[gpfsug-discuss] Bad disk but not failed in DSS-G
Jonathan Buzzard
jonathan.buzzard at strath.ac.uk
Mon Jun 24 13:51:59 BST 2024
On 24/06/2024 13:16, Achim Rehor wrote:
> CAUTION: This email originated outside the University. Check before
> clicking links or attachments.
> well ... not necessarily 😄
> but on the disk ... just as i expected ... taking it out helps a lot.
>
> Now on taking it out automatically when raising too many errors was a
> discussion i had several times with the GNR development.
> The issue really is .. I/O errors on disks (as seen in the
> mmlsrecoverygroupevent logs) can be due to several issues (the disk
> itself,
> the expander, the IOM, the adapter, the cable ... )
> in case of a more general part serving like 5 or more pdisks, that would
> risk the FT , if we took them out automatically.
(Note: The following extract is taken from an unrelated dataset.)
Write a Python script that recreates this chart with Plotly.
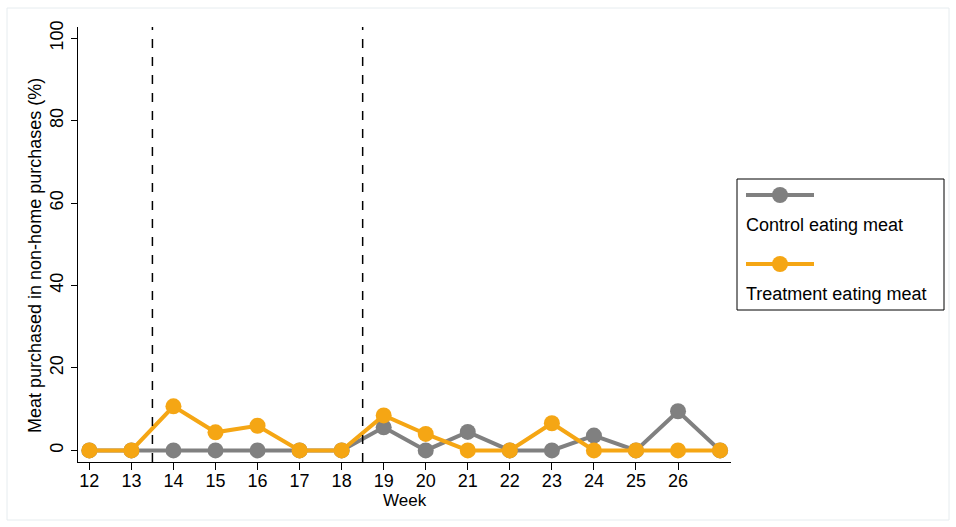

> Thus ... we dont do that ..
>
When smartctl for the disk says
Error counter log:
Errors Corrected by Total Correction
Gigabytes Total
ECC rereads/ errors algorithm
processed uncorrected
fast | delayed rewrites corrected invocations [10^9
bytes] errors
read: 0 33839 32 0 0 137434.705
32
write: 0 36 0 0 0 178408.893
0
Non-medium error count: 0
A disk with 32 read errors in smartctl is fubar, no ifs no buts.
Whatever the balance in ejecting bad disks is, IMHO currently it's in
the wrong place because it failed to eject an actual bad disk.
At an absolute bare minimum mmhealth should be not be saying everything
is fine and dandy because clearly it was not. That's the bigger issue. I
can live with them not been taken out automatically, it is unacceptable
that mmhealth was giving false and inaccurate information about the
state of the filesystem. Had it even just changed something to a
"degraded" state the problems could have been picked up much much sooner.
Presumably the disk category was still good because the vdisk's where
theoretically good. I suggest renaming that to VDISK to more accurately
reflect what it is about and add a PDISK category. Then when a pdisk
starts showing IO errors you can increment the number of disks in a
degraded state and it can be picked up without end users having to roll
their own monitoring.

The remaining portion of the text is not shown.